Unique in the world: the flow of the water
To understand the water festival, it’s good to know a bit more about Tonlé Sap lake. The lake covers approximately 7.5% of Cambodia. It means ‘Big Lake’ in Khmer. In the dry season the size of the lake can reach up to 2590 square kilometers and in the rainy season it can even get up to 24.605 square kilometers. During the dry season, the water flows through the Tonle Sap river back into the Mekong river. This is visible in the Capital, Phnom Penh. During the wet season, the water level in the Mekong rises and the water flows back into Tonle Sap lake and so it becomes the biggest freshwater lake in southeast Asia.
Dragonboats in Phnom Penh and Siem Reap
The change of the current is probably unique in the world and the water festival is here to celebrate. They will hold boat races on the Tonle Sap river in Phnom Penh and Siem Reap. The long dragon boats are beautiful and can sometimes hold 30 people. In the weeks before, they train a lot. Who doesn’t want to be the first to cross the finish?
Tip: accommodation will be booked faster than normal, so consider booking upfront.
Huge crowds, danger of oppression
Expect a big crowd in Phnom Penh and Siem Reap for the water festival Bon Om Thook. People will visit the city to see the boat races. In 2010, on the last day of the festival it all went wrong on a bridge in Phnom Penh. People got oppressed and panic started. 347 people died and hundreds of people got injured. In 2014 the festival was celebrated again, but in 2015 it got cancelled again because of the low water level. It seems like the water festival will be celebrated again this year and it’s scheduled for 13, 14 and 15 November.
Tip: Watch out for pickpockets. Be cautious and keep an eye on your personal belongings.

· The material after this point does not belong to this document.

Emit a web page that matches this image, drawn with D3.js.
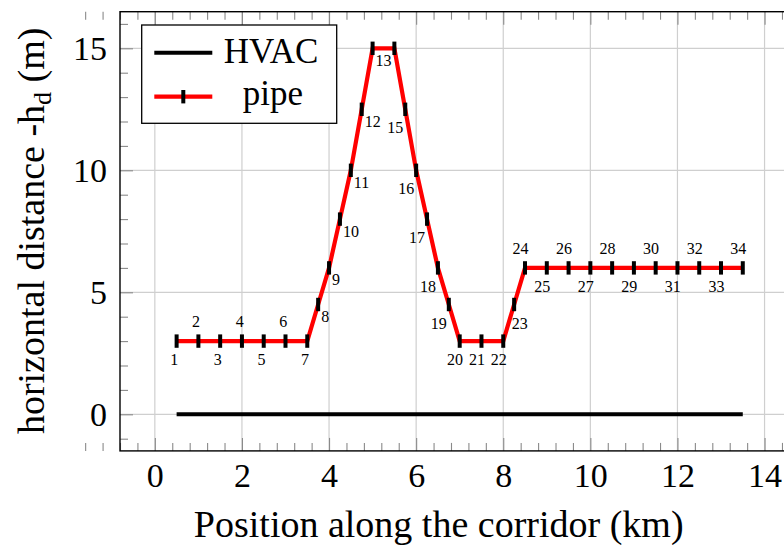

Festivities in the villages
The festival falls with full moon of the Buddhist calendar Kadeuk. Khmer believe the full moon is a sign for a good harvest. In the rural areas, villagers will gather and show their gratitude to the moon. Festive and traditional meals are prepared. Candles and incent are lit and sacrifices are being made. The priest drips the candle wax on banana leave, which is spread under de candles. The shape of the wax on the leaves are believed to be a forecast of the harvest of next year.
Festivities in Phnom Penh
It won’t come as a surprise Phnom Penh is transformed into a big festival area during Bon Om Thook. You will find concerts, stalls, carnival and loads of picnic areas. Official building will be decorated colorful and when the sun sets, the Royal Palace will be illuminated with colored lights. And the icing on the cake, fireworks to close the festival.